Fabric studies suggest that an up-glacier thinning wedge of deformed superimposed ice is present beneath glacial ice at the margin of the Barnes Ice Cap. Where the glacial ice contains debris, the contact between the two is approximately marked by a ridge-shaped ice-cored moraine, 100 to 150 m from the margin. Where the glacial ice contains little or no debris, the surface profile is smooth and convex upward. Measurements of surface flow and ablation rates on both types of margins suggest that a general advance of the glacier is necessary to incorporate such superimposed ice into the margin, and hence, to instigate development of this type of ice-cored moraine. However, once a moraine forms, it may continue to grow in height and move outward without further advance of the glacier as a whole. As the moraine moves outward, the depression up-glacier from it becomes deeper, and the moraine is gradually separated from the glacier.

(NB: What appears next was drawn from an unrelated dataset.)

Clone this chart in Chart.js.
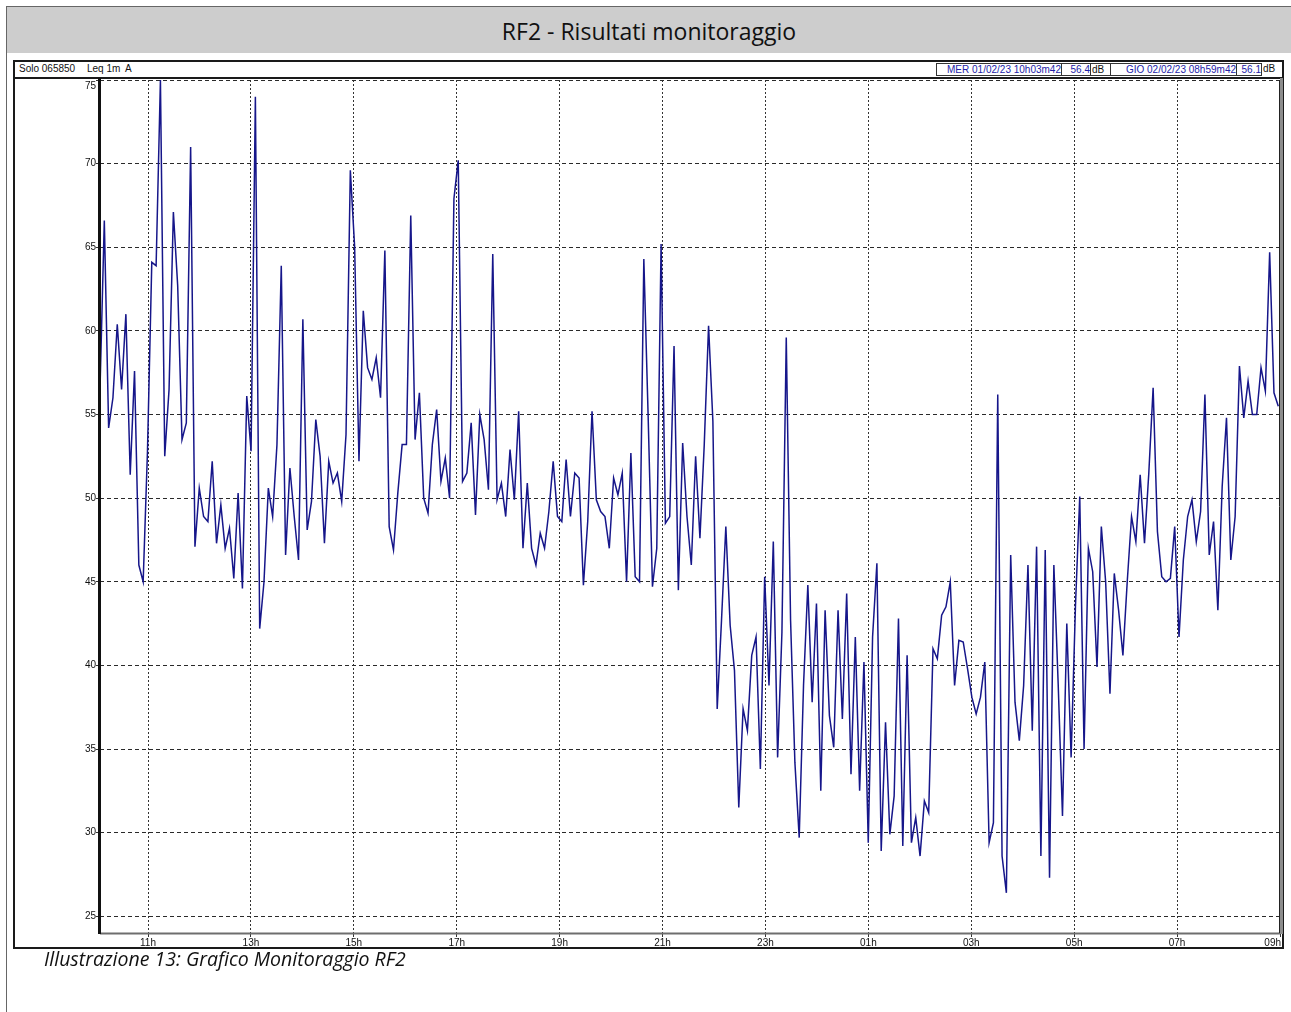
<!DOCTYPE html>
<html>
<head>
<meta charset="utf-8">
<script src="https://cdn.jsdelivr.net/npm/chart.js@4/dist/chart.umd.min.js"></script>
<style>
  html, body { margin: 0; padding: 0; background: #fff; }
  body { width: 1291px; height: 1012px; position: relative; overflow: hidden;
         font-family: "Liberation Sans", Arial, sans-serif; }
  .page { position: absolute; left: 6px; top: 6px; width: 1285px; height: 1006px;
          border-left: 1px solid #666; border-top: 1px solid #666; }
  .band { position: absolute; left: 7px; top: 7px; width: 1284px; height: 46px; background: #cdcdcd;
          text-align: center; font: 23px "Open Sans", sans-serif; line-height: 48px; color: #111; }
  .frame { position: absolute; left: 13px; top: 60px; width: 1271px; height: 889px;
           border: 2px solid #1a1a1a; box-sizing: border-box; }
  .sep { position: absolute; left: 13px; top: 77px; width: 1271px; height: 2px; background: #1a1a1a; }
  .txt { position: absolute; top: 63px; font-size: 10px; line-height: 12px; color: #111; white-space: pre; }
  .box { position: absolute; top: 63px; height: 13px; border: 1px solid #333; box-sizing: border-box;
         font-size: 10px; line-height: 11px; color: #2323a8; text-align: right; white-space: pre; }
  #wrap { position: absolute; left: 14px; top: 78px; width: 1269px; height: 871px; }
  .caption { position: absolute; left: 44px; top: 948px; font: italic 19.5px "Open Sans", sans-serif;
             line-height: 22px; color: #111; }
</style>
</head>
<body>
<div class="page"></div>
<div class="band">RF2 - Risultati monitoraggio</div>
<div class="frame"></div>
<div class="sep"></div>
<div class="txt" style="left:19px">Solo 065850</div>
<div class="txt" style="left:87px">Leq 1m</div>
<div class="txt" style="left:125px">A</div>
<div class="box" style="left:936px;width:126px">MER 01/02/23 10h03m42</div>
<div class="box" style="left:1061px;width:30px">56.4</div>
<div class="box" style="left:1090px;width:21px;color:#111;text-align:left;padding-left:1px">dB</div>
<div class="box" style="left:1110px;width:127px">GIO 02/02/23 08h59m42</div>
<div class="box" style="left:1236px;width:26px">56.1</div>
<div class="txt" style="left:1263px">dB</div>
<div id="wrap"><canvas id="chart" width="1269" height="871"></canvas></div>
<div class="caption">Illustrazione 13: Grafico Monitoraggio RF2</div>

<script>
// time axis in minutes from midnight of the first day (10h04 -> 09h00 next day)
const X_MIN = 604;
const X_MAX = 1980;
const START_MIN = 604;
const SAMPLE_STEP_MIN = 5.033;

const X_TICKS = [660, 780, 900, 1020, 1140, 1260, 1380, 1500, 1620, 1740, 1860, 1980];
const X_LABELS = ['11h', '13h', '15h', '17h', '19h', '21h', '23h', '01h', '03h', '05h', '07h', '09h'];
const Y_TICKS = [25, 30, 35, 40, 45, 50, 55, 60, 65, 70, 75];
const Y_MIN = 24;
const Y_MAX = 75;

// Leq dB(A), every ~5 minutes
const LEQ = [
  56.5, 66.6, 54.2, 56, 60.4, 56.5, 61, 51.4, 57.6, 46,
  45, 52.8, 64.1, 63.9, 75, 52.5, 56.5, 67.1, 62.7, 53.5,
  54.5, 71, 47.1, 50.6, 48.9, 48.6, 52.2, 47.3, 49.6, 47,
  48.2, 45.2, 50.3, 44.6, 56.1, 52.8, 74, 42.2, 45, 50.6,
  48.9, 53.2, 63.9, 46.6, 51.8, 48.9,
  46.3, 60.7, 48.1, 49.8, 54.7, 52.5, 47.3, 52.2, 50.9, 51.5,
  49.8, 53.8, 69.6, 65, 52.2, 61.2, 57.8, 57.1, 58.4, 56,
  64.8, 48.3, 46.9, 50.3, 53.2, 53.2, 66.9, 53.5, 56.3, 50,
  49.1, 53.2, 55.3, 51, 52.4, 50, 67.9, 70.2, 51, 51.5,
  54.5, 49, 55, 53.5, 50.5, 64.6,
  49.9, 50.9, 48.9, 52.9, 49.9, 55.2, 47, 50.9, 47, 46,
  47.9, 47, 49.2, 52.2, 48.9, 48.6, 52.3, 48.9, 51.5, 51.2,
  44.8, 48.6, 55.2, 49.9, 49.2, 48.9, 47, 51.2, 50.2, 51.5,
  45, 52.7, 45.3, 45, 64.3, 54.9, 44.7, 47, 65.2, 48.5,
  48.9, 59.1, 44.5, 53.3, 48.9, 46,
  52.5, 47.6, 53.2, 60.3, 54.6, 37.4, 42.7, 48.3, 42.4, 39.7,
  31.5, 37.4, 36.1, 40.6, 41.7, 33.8, 45.3, 38.8, 47.4, 34.5,
  42, 59.6, 42.7, 34.2, 29.7, 38.8, 44.8, 37.8, 43.7, 32.5,
  43.3, 37, 35.1, 43.3, 36.8, 44.3, 33.5, 41.7, 32.5, 40.2,
  29.4, 41.7, 46.1, 28.9, 36.6, 29.9,
  32.2, 42.8, 29.2, 40.6, 29.4, 30.9, 28.6, 31.9, 31.2, 41,
  40.4, 43, 43.5, 45, 38.8, 41.5, 41.4, 39.8, 38.1, 37.1,
  38.1, 40.2, 29.4, 30.6, 56.2, 28.6, 26.4, 46.6, 37.8, 35.5,
  38.8, 46, 36.1, 47.1, 28.6, 46.9, 27.3, 46, 38.9, 31,
  42.5, 34.5, 43.5, 50.1, 35, 47,
  45.6, 39.9, 48.3, 45, 38.3, 45.5, 43.3, 40.6, 45, 48.9,
  47.4, 51.4, 47.3, 51.5, 56.6, 48, 45.3, 45, 45.2, 48.3,
  41.7, 46.3, 48.9, 49.9, 47.4, 49.2, 56.2, 46.6, 48.6, 43.3,
  50.7, 54.8, 46.3, 48.9, 57.9, 54.8, 57, 55, 55, 57.8,
  56.4, 64.7, 56.3, 55.5
];

let points = LEQ.map((v, i) => ({ x: START_MIN + i * SAMPLE_STEP_MIN, y: v }));

let labelFont = '10px "Liberation Sans", Arial, sans-serif';

// axis frame + tick labels (labels clamped inside the frame like the original)
let frameAndLabels = {
  id: 'frameAndLabels',
  afterDraw: (chart) => {
    let { ctx, chartArea: a, scales } = chart;
    ctx.save();
    ctx.lineWidth = 2;
    ctx.strokeStyle = '#6e6e6e';
    ctx.beginPath();
    ctx.moveTo(a.left, a.bottom + 0.5);
    ctx.lineTo(a.right, a.bottom + 0.5);
    ctx.stroke();
    ctx.lineWidth = 3;
    ctx.strokeStyle = '#8c8c8c';
    ctx.beginPath();
    ctx.moveTo(a.right + 1.5, a.top - 2);
    ctx.lineTo(a.right + 1.5, a.bottom + 1);
    ctx.stroke();
    ctx.lineWidth = 1;
    ctx.strokeStyle = '#222';
    ctx.beginPath();
    ctx.moveTo(a.right - 0.5, a.top);
    ctx.lineTo(a.right - 0.5, a.bottom);
    ctx.stroke();
    ctx.lineWidth = 3;
    ctx.strokeStyle = '#111';
    ctx.beginPath();
    ctx.moveTo(a.left - 0.5, a.top - 2);
    ctx.lineTo(a.left - 0.5, a.bottom + 1);
    ctx.stroke();

    ctx.font = labelFont;
    ctx.fillStyle = '#111';
    ctx.textAlign = 'right';
    ctx.textBaseline = 'middle';
    Y_TICKS.forEach((v) => {
      let py = Math.max(scales.y.getPixelForValue(v), a.top + 6);
      ctx.fillText(String(v), a.left - 4, py);
    });
    ctx.textBaseline = 'top';
    X_TICKS.forEach((v, i) => {
      let px = scales.x.getPixelForValue(v);
      if (px >= a.right - 2) {
        ctx.textAlign = 'right';
        ctx.fillText(X_LABELS[i], px + 1, a.bottom + 5.5);
      } else {
        ctx.textAlign = 'center';
        ctx.fillText(X_LABELS[i], px, a.bottom + 5.5);
      }
    });
    ctx.restore();
  }
};

let ctx = document.getElementById('chart').getContext('2d');

let myChart = new Chart(ctx, {
  type: 'line',
  data: {
    datasets: [{
      data: points,
      borderColor: '#16168a',
      borderWidth: 1.5,
      pointRadius: 0,
      tension: 0,
      fill: false
    }]
  },
  options: {
    responsive: false,
    animation: false,
    devicePixelRatio: 1,
    layout: {
      padding: { top: 2, right: 3, left: 0, bottom: 0 }
    },
    plugins: {
      legend: { display: false },
      tooltip: { enabled: false }
    },
    scales: {
      x: {
        type: 'linear',
        min: X_MIN,
        max: X_MAX,
        afterBuildTicks: (scale) => {
          scale.ticks = X_TICKS.map((v) => ({ value: v }));
        },
        afterFit: (scale) => {
          scale.height = 16;
        },
        ticks: { display: false },
        grid: { color: '#333', lineWidth: 1, tickLength: 4, tickColor: '#333', tickBorderDash: [] },
        border: { display: false, dash: [2, 2] }
      },
      y: {
        min: Y_MIN,
        max: Y_MAX,
        afterBuildTicks: (scale) => {
          scale.ticks = Y_TICKS.map((v) => ({ value: v }));
        },
        afterFit: (scale) => {
          scale.width = 86;
        },
        ticks: { display: false },
        grid: { color: '#2a2a2a', lineWidth: 1, tickLength: 4, tickColor: '#333', tickBorderDash: [] },
        border: { display: false, dash: [4, 3] }
      }
    }
  },
  plugins: [frameAndLabels]
});
</script>
</body>
</html>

Debris that slumps from the moraine onto forelying superimposed ice may become buried by new superimposed ice and be reincorporated into the margin. During a subsequent advance, this debris layer will be deformed, possibly overturned, and finally brought back to the surface where it will melt to form a new ridge. Such recycling of debris may result in very complex structures in an ice-cap margin.

Measurements in boreholes and in a 125-m ice tunnel do not support the hypothesis that discrete shear zones occur at or near the contact between the dirt-bearing glacial ice and the superimposed ice.